[To be done] Leaving out every picture, copy the lines of the data exactly, from the first through the line containing "11, step: 1".

[Data shown]
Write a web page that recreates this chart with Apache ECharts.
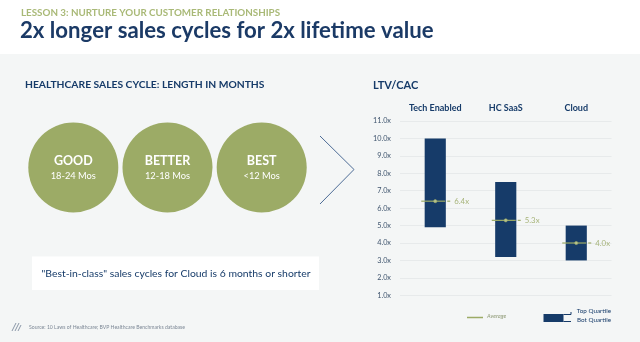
<!DOCTYPE html>
<html>
<head>
<meta charset="utf-8">
<script src="https://cdn.jsdelivr.net/npm/echarts@6/dist/echarts.min.js"></script>
<style>
  html, body { margin: 0; padding: 0; background: #f4f6f6; }
  #chart { width: 640px; height: 342px; }
</style>
</head>
<body>
<div id="chart"></div>
<script>
// LTV/CAC quartile ranges by segment
const categories = ['Tech Enabled', 'HC SaaS', 'Cloud'];
const topQuartile = [10.0, 7.5, 5.0];
const botQuartile = [4.9, 3.2, 3.0];
const averages = [6.4, 5.3, 4.0];
const yTicks = { min: 1, max: 11, step: 1 };

// Sales cycle tiers
const tiers = ['GOOD', 'BETTER', 'BEST'];
const tierRanges = ['18-24 Mos', '12-18 Mos', '<12 Mos'];

const NAVY = '#163b69';
const OLIVE = '#9cab66';
const FONT = 'Lato, "Open Sans", sans-serif';

const chart = echarts.init(document.getElementById('chart'), null, { renderer: 'canvas' });

chart.setOption({
  backgroundColor: '#f4f6f6',
  animation: false,
  textStyle: { fontFamily: FONT },
  grid: [
    { left: 400, right: 28.5, top: 121, bottom: 46.7 },
    { left: 26.2, width: 282.6, top: 120, height: 95 }
  ],
  xAxis: [
    {
      type: 'category', gridIndex: 0, data: categories, position: 'top',
      axisLine: { show: false }, axisTick: { show: false },
      axisLabel: { color: NAVY, fontSize: 9, fontWeight: 'bold', margin: 8, fontFamily: FONT }
    },
    {
      type: 'category', gridIndex: 1, data: tiers, show: false
    }
  ],
  yAxis: [
    {
      type: 'value', gridIndex: 0, min: yTicks.min, max: yTicks.max, interval: yTicks.step,
      axisLine: { show: false }, axisTick: { show: false },
      axisLabel: {
        color: '#41566f', fontSize: 7.3, margin: 9, fontFamily: FONT,
        formatter: v => v.toFixed(1) + 'x'
      },
      splitLine: { lineStyle: { color: '#e7eaeb', width: 1 } }
    },
    { type: 'value', gridIndex: 1, min: 0, max: 2, show: false }
  ],
  graphic: [
    { type: 'rect', shape: { x: 0, y: 0, width: 640, height: 54 }, style: { fill: '#ffffff' }, z: -10 },
    { type: 'text', left: 21, top: 8, style: { text: 'LESSON 3: NURTURE YOUR CUSTOMER RELATIONSHIPS', fill: '#a9b977', font: 'bold 9.8px ' + FONT } },
    { type: 'text', left: 20, top: 20, style: { text: '2x longer sales cycles for 2x lifetime value', fill: '#1b3a66', font: 'bold 22.2px ' + FONT } },
    { type: 'text', left: 25, top: 80, style: { text: 'HEALTHCARE SALES CYCLE: LENGTH IN MONTHS', fill: NAVY, font: 'bold 10.3px ' + FONT } },
    { type: 'polyline', shape: { points: [[320, 136], [354, 169.5], [320, 204]] }, style: { stroke: '#4d6c96', lineWidth: 1, fill: null } },
    { type: 'rect', shape: { x: 32, y: 256.5, width: 287, height: 33.5 }, style: { fill: '#ffffff' } },
    { type: 'text', x: 176, y: 273.5, style: { text: '"Best-in-class" sales cycles for Cloud is 6 months or shorter', fill: NAVY, font: '10.4px ' + FONT, textAlign: 'center', textVerticalAlign: 'middle' } },
    { type: 'text', left: 373, top: 80, style: { text: 'LTV/CAC', fill: NAVY, font: 'bold 11px ' + FONT } },
    // legend: average
    { type: 'line', shape: { x1: 467, y1: 317.5, x2: 483, y2: 317.5 }, style: { stroke: OLIVE, lineWidth: 1.5 } },
    { type: 'text', left: 487, top: 313.5, style: { text: 'Average', fill: '#8f9a76', font: 'italic 5.8px ' + FONT } },
    // legend: quartile range
    { type: 'rect', shape: { x: 543.5, y: 314, width: 20, height: 8 }, style: { fill: NAVY } },
    { type: 'polyline', shape: { points: [[563.5, 314.5], [571, 314.5], [571, 312]] }, style: { stroke: NAVY, lineWidth: 1, fill: null } },
    { type: 'polyline', shape: { points: [[563.5, 321.5], [571, 321.5]] }, style: { stroke: NAVY, lineWidth: 1, fill: null } },
    { type: 'text', right: 29, top: 308, style: { text: 'Top Quartile', fill: NAVY, font: '6.3px ' + FONT, textAlign: 'right' } },
    { type: 'text', right: 29, top: 317, style: { text: 'Bot Quartile', fill: NAVY, font: '6.3px ' + FONT, textAlign: 'right' } },
    // source footer
    { type: 'polyline', shape: { points: [[12, 331], [16, 323]] }, style: { stroke: '#8a97a8', lineWidth: 1 } },
    { type: 'polyline', shape: { points: [[15, 331], [19, 323]] }, style: { stroke: '#8a97a8', lineWidth: 1 } },
    { type: 'polyline', shape: { points: [[18, 331], [21, 325]] }, style: { stroke: '#8a97a8', lineWidth: 1 } },
    { type: 'text', left: 29, top: 324.5, style: { text: 'Source: 10 Laws of Healthcare; BVP Healthcare Benchmarks database', fill: '#7d8896', font: '5.1px ' + FONT } }
  ],
  series: [
    {
      // quartile range bars
      type: 'custom',
      xAxisIndex: 0, yAxisIndex: 0,
      data: categories.map((c, i) => [i, botQuartile[i], topQuartile[i]]),
      renderItem: (params, api) => {
        const lo = api.coord([api.value(0), api.value(1)]);
        const hi = api.coord([api.value(0), api.value(2)]);
        const w = api.size([1, 0])[0] * 0.3;
        return {
          type: 'rect',
          shape: { x: lo[0] - w / 2, y: hi[1], width: w, height: lo[1] - hi[1] },
          style: { fill: NAVY }
        };
      },
      z: 2
    },
    {
      // average markers
      type: 'custom',
      xAxisIndex: 0, yAxisIndex: 0,
      data: categories.map((c, i) => [i, averages[i]]),
      renderItem: (params, api) => {
        const p = api.coord([api.value(0), api.value(1)]);
        const label = api.value(1).toFixed(1) + 'x';
        return {
          type: 'group',
          children: [
            { type: 'line', shape: { x1: p[0] - 14, y1: p[1], x2: p[0] + 10, y2: p[1] }, style: { stroke: OLIVE, lineWidth: 1.2 } },
            { type: 'line', shape: { x1: p[0] + 12, y1: p[1], x2: p[0] + 15, y2: p[1] }, style: { stroke: OLIVE, lineWidth: 1.2 } },
            { type: 'circle', shape: { cx: p[0], cy: p[1], r: 1.6 }, style: { fill: '#b8c38e', stroke: OLIVE, lineWidth: 0.6 } },
            { type: 'text', x: p[0] + 19, y: p[1], style: { text: label, fill: '#a7b47a', font: '7.8px ' + FONT, textVerticalAlign: 'middle' } }
          ]
        };
      },
      z: 3
    },
    {
      // sales cycle tier circles
      type: 'scatter',
      xAxisIndex: 1, yAxisIndex: 1,
      data: tiers.map((t, i) => [i, 1]),
      symbol: 'circle',
      symbolSize: 90,
      itemStyle: { color: OLIVE, opacity: 1 },
      label: {
        show: true, position: 'inside',
        formatter: p => '{t|' + tiers[p.dataIndex] + '}\n{r|' + tierRanges[p.dataIndex] + '}',
        rich: {
          t: { color: '#ffffff', fontSize: 12.5, fontWeight: 'bold', fontFamily: FONT, lineHeight: 16 },
          r: { color: '#ffffff', fontSize: 9.3, fontFamily: FONT, lineHeight: 13 }
        }
      },
      emphasis: { disabled: true }
    }
  ]
});
</script>
</body>
</html>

[Exercise solution]
Write a web page that recreates this chart with Apache ECharts.
<!DOCTYPE html>
<html>
<head>
<meta charset="utf-8">
<script src="https://cdn.jsdelivr.net/npm/echarts@6/dist/echarts.min.js"></script>
<style>
  html, body { margin: 0; padding: 0; background: #f4f6f6; }
  #chart { width: 640px; height: 342px; }
</style>
</head>
<body>
<div id="chart"></div>
<script>
// LTV/CAC quartile ranges by segment
const categories = ['Tech Enabled', 'HC SaaS', 'Cloud'];
const topQuartile = [10.0, 7.5, 5.0];
const botQuartile = [4.9, 3.2, 3.0];
const averages = [6.4, 5.3, 4.0];
const yTicks = { min: 1, max: 11, step: 1 };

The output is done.